Since returning to civilisation from the barren wilderness, the source of my shame and confusion for these feelings became clearer. Modern capitalism tells us these sombre states are wrong, it shames us for feeling low when we have such an abundance of consumable pleasures at our fingertips. Then it points us in the direction of the nearest shopping centre to buy and consume until we feel better, temporarily.
Consumerism is built on cultivating people’s discontent. We’re conditioned to always want something more, even if we don’t know what that is exactly. So we continue consuming, naively looking for the right things to make us happy, whatever that means. But what we are trained to never do, under any circumstance, is openly voice our grief, or we risk breaking the spell that capitalism has cast over us. It’s part of the same vicious system that’s created the climate crisis we now face.

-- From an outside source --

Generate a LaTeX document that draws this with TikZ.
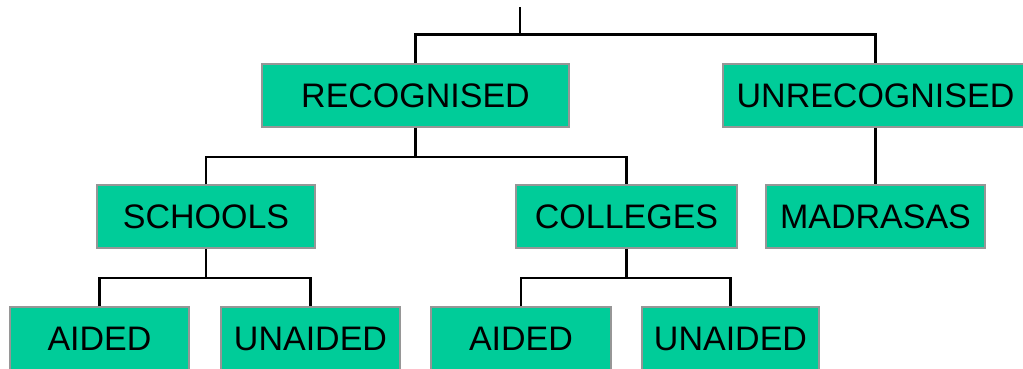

The bitter winds stung my face and made my eyes water as I looked around at a landscape that at one point in time was seen as unconquerable. Sadly, humanity’s greed proved that wrong. Life is often just painful, and like the glacier sometimes there’s simply no warmth or refuge in sight. Melancholy is a powerful emotion we should pay attention to; it can help us accept that life is inherently difficult and that suffering is a universal experience. It’s a gentle understanding that modern life forces incredible contradictions and pressures on all of us. It’s crucial to accept this now more than ever as the climate crisis rages on, while consumerism and politicians insidiously tell us that everything is okay.
But we all know that it’s not okay. As Greta Thunberg said, “I don’t want you to be hopeful. I want you to panic. I want you to feel the fear I feel every day. And then I want you to act.”
Two weeks later, Iceland marked its first-ever loss of a glacier to climate change by holding a funeral, which over 100 people attended including Iceland’s Prime Minister. A plaque was mounted with a message to future generations to acknowledge we know what’s happening to our planet, and what needs to be done.
In these moments of distress for the planet I know that I’m not alone. If we reach out to each other and unite in our shared pain and anger, I truly believe that we can create positive change.